Why no income for bollards?
The safety problem reported involving the bike peloton and a pedestrian walking her dog using the Crookbarrow Way Bridge is just one of a number of close call incidents I’ve seen on the pathways leading to St Peter’s and Battenhall from the bridge.
It’s impossible to police and putting up signs assumes an individual’s sense of responsibility and ignores the fact that young children and the vulnerable are users as well.
Physical barriers to improve safety would surely prove effective.
Recently I contacted a local councillor to express my concern and asked that measures be taken to protect young children accessing parks and also pedestrians using the pathways.
The major danger is cyclists riding too fast for the conditions on these narrow shared spaces.
This potential for harm is further enhanced by the pedestrians’ lack of awareness that bikes are behind them.
We discussed barriers that would enable both bike riders and people with pushchairs to access successfully.
If strategically placed, they would also help inhibit recklessness and protect the vulnerable.
I understood from him that due to financial constraints no immediate action would be forthcoming but that they were aware of the problem and dangers.

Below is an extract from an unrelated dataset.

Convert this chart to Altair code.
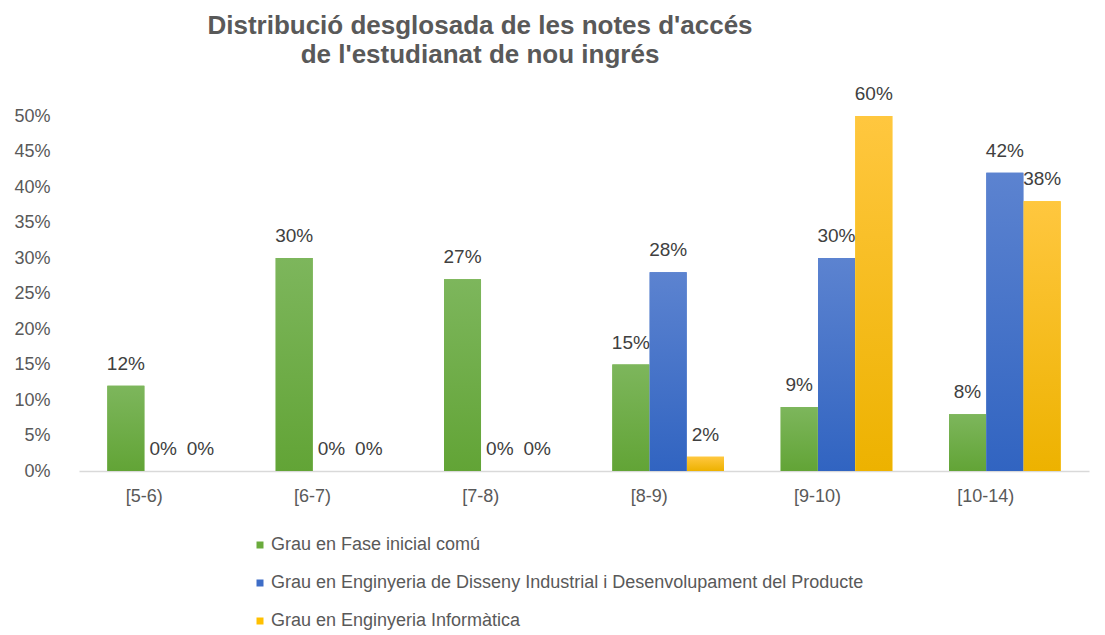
import altair as alt
import pandas as pd

categories = ["[5-6)", "[6-7)", "[7-8)", "[8-9)", "[9-10)", "[10-14)"]
series = [
    "Grau en Fase inicial comú",
    "Grau en Enginyeria de Disseny Industrial i Desenvolupament del Producte",
    "Grau en Enginyeria Informàtica",
]
fase_inicial = [0.12, 0.30, 0.27, 0.15, 0.09, 0.08]
disseny = [0.0, 0.0, 0.0, 0.28, 0.30, 0.42]
informatica = [0.0, 0.0, 0.0, 0.02, 0.60, 0.38]
colors = ["#6AAB3C", "#3E6DC7", "#FFC000"]
grad_top = ["#7DB65C", "#5C83D0", "#FFC73F"]
grad_bottom = ["#62A436", "#3164C1", "#EDB200"]

rows = []
for s, vals in zip(series, [fase_inicial, disseny, informatica]):
    for c, v in zip(categories, vals):
        rows.append({"cat": c, "serie": s, "val": v, "lab": f"{round(v*100)}%"})
df = pd.DataFrame(rows)

FONT = "Liberation Sans"
yscale = alt.Scale(domain=[0, 0.5], clamp=True, nice=False)

base = alt.Chart(df).encode(
    x=alt.X("cat:N", sort=categories, title=None,
            scale=alt.Scale(paddingInner=0.335, paddingOuter=0.1675),
            axis=alt.Axis(labelAngle=0, labelFontSize=18, labelColor="#595959",
                          labelFont=FONT, labelPadding=16, ticks=False, labelOffset=-19,
                          domainColor="#D9D9D9", domainWidth=1.5)),
    xOffset=alt.XOffset("serie:N", sort=series,
                        scale=alt.Scale(paddingInner=0, paddingOuter=0)),
    y=alt.Y("val:Q", scale=yscale, title=None,
            axis=alt.Axis(format=".0%", values=[0, .05, .1, .15, .2, .25, .3, .35, .4, .45, .5],
                          labelFontSize=18, labelColor="#595959", labelFont=FONT,
                          labelOverlap=False, grid=False, domain=False, ticks=False,
                          labelPadding=29)),
)

bars = base.mark_bar(size=37).encode(
    color=alt.Color("serie:N", sort=series,
                    scale=alt.Scale(domain=series, range=colors),
                    legend=alt.Legend(title=None, orient="none", legendX=172, legendY=420,
                                      direction="vertical", symbolType="square", symbolSize=49,
                                      labelFontSize=18, labelColor="#595959",
                                      labelFont=FONT, rowPadding=20, labelOffset=2,
                                      symbolStrokeWidth=0, labelLimit=900)),
)

grad_layers = []
for s, top, bot in zip(series, grad_top, grad_bottom):
    grad_layers.append(
        base.transform_filter(alt.datum.serie == s).mark_bar(
            size=37,
            color=alt.Gradient(gradient="linear", x1=0, x2=0, y1=0, y2=1,
                               stops=[alt.GradientStop(color=top, offset=0),
                                      alt.GradientStop(color=bot, offset=1)]))
    )

labels = base.mark_text(baseline="bottom", dy=-12, fontSize=19,
                        color="#404040", font=FONT).encode(text="lab:N")

chart = alt.layer(bars, *grad_layers, labels).properties(
    width=1010, height=355,
    title=alt.TitleParams(
        text=["Distribució desglosada de les notes d'accés", "de l'estudianat de nou ingrés"],
        fontSize=26, font=FONT, fontWeight="bold", color="#595959",
        anchor="middle", dx=-104, offset=17, lineHeight=29),
    autosize=alt.AutoSizeParams(type="none"),
    padding={"left": 71, "top": 108, "right": 8, "bottom": 163},
).configure_view(stroke=None)

chart.save("out.html", embed_options={"renderer": "svg", "actions": False})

A few weeks after our discussion I saw that bollards were put in place at park access gaps to prevent unauthorised vehicles entering.

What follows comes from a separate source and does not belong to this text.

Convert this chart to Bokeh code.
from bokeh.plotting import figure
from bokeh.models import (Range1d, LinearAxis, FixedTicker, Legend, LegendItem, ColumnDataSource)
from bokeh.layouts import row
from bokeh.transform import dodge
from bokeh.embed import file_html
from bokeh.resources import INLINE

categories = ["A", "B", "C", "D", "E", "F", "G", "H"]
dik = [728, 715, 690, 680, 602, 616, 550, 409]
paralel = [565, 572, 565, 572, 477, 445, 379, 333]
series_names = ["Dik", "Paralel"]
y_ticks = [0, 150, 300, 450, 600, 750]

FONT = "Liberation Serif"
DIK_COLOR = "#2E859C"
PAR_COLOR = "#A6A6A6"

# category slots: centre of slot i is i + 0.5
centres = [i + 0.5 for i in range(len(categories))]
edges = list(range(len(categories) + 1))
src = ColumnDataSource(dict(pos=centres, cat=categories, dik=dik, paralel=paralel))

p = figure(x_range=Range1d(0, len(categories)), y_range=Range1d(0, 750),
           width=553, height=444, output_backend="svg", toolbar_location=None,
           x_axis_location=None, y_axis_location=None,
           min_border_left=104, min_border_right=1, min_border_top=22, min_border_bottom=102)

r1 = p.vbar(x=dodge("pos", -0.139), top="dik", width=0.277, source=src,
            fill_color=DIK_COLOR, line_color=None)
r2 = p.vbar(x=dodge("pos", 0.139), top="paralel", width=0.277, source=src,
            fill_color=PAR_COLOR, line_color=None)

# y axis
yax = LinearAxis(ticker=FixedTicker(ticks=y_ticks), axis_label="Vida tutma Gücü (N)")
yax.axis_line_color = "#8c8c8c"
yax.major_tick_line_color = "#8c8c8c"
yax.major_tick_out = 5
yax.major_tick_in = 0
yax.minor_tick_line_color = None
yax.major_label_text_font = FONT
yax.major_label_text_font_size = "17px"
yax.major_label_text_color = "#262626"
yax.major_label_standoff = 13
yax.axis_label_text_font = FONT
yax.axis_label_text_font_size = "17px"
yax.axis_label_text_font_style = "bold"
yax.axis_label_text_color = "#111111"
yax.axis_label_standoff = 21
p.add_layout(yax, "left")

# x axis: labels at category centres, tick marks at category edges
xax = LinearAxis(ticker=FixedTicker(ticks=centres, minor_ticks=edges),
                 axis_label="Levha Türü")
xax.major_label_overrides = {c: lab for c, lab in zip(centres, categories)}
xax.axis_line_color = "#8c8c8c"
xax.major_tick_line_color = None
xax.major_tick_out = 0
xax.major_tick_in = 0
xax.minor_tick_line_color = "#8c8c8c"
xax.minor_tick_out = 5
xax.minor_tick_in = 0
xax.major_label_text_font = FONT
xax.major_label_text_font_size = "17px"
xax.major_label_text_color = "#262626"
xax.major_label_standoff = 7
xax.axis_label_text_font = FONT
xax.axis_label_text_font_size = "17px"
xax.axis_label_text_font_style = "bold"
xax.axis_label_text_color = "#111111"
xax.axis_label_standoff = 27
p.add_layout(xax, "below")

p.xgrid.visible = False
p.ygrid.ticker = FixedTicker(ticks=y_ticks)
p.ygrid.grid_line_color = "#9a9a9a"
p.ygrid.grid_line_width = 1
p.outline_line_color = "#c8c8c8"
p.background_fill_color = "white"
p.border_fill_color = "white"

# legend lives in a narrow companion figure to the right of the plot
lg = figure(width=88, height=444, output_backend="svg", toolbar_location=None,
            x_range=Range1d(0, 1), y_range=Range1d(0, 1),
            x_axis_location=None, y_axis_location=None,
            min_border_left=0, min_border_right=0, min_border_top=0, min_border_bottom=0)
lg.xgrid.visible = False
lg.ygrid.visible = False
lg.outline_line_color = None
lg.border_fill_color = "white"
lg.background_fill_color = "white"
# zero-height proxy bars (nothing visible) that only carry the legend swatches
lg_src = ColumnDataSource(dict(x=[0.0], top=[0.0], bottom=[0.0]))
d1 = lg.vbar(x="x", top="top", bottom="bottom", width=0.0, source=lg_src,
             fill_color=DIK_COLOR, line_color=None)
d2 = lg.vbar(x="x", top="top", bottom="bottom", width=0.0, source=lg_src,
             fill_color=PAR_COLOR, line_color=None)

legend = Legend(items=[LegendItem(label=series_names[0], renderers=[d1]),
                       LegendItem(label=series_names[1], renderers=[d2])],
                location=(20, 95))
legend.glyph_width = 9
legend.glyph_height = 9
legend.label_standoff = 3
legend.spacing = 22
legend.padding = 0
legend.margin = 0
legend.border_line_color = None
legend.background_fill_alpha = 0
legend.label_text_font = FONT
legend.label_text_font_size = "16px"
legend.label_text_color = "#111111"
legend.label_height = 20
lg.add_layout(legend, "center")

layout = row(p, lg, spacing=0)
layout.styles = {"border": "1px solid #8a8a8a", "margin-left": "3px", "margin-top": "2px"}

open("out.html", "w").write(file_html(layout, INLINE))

Money was obviously available for this problem.
Why is preventing unauthorised vehicle access more important than protecting individuals and why wasn’t the income available for the bollards also used to help support a joint safety measure option for both bike riders and pedestrians?
Functional metal access barriers placed strategically would make the paths safer for all users whilst still making the area accessible for bike riders and pushchairs users.
They would, by default, also prevent unauthorised vehicle access and reduce speeds.
More thought and risk analysis would have considered wider options that provided longer term safety and financial benefits for all.
Finally, on my regular daily walks, it’s apparent that it’s only a few young people as most riders are age 30-plus and, by default, seem unaware of what the warning bell on the handlebars is for or why caution and spatial awareness are needed when passing people.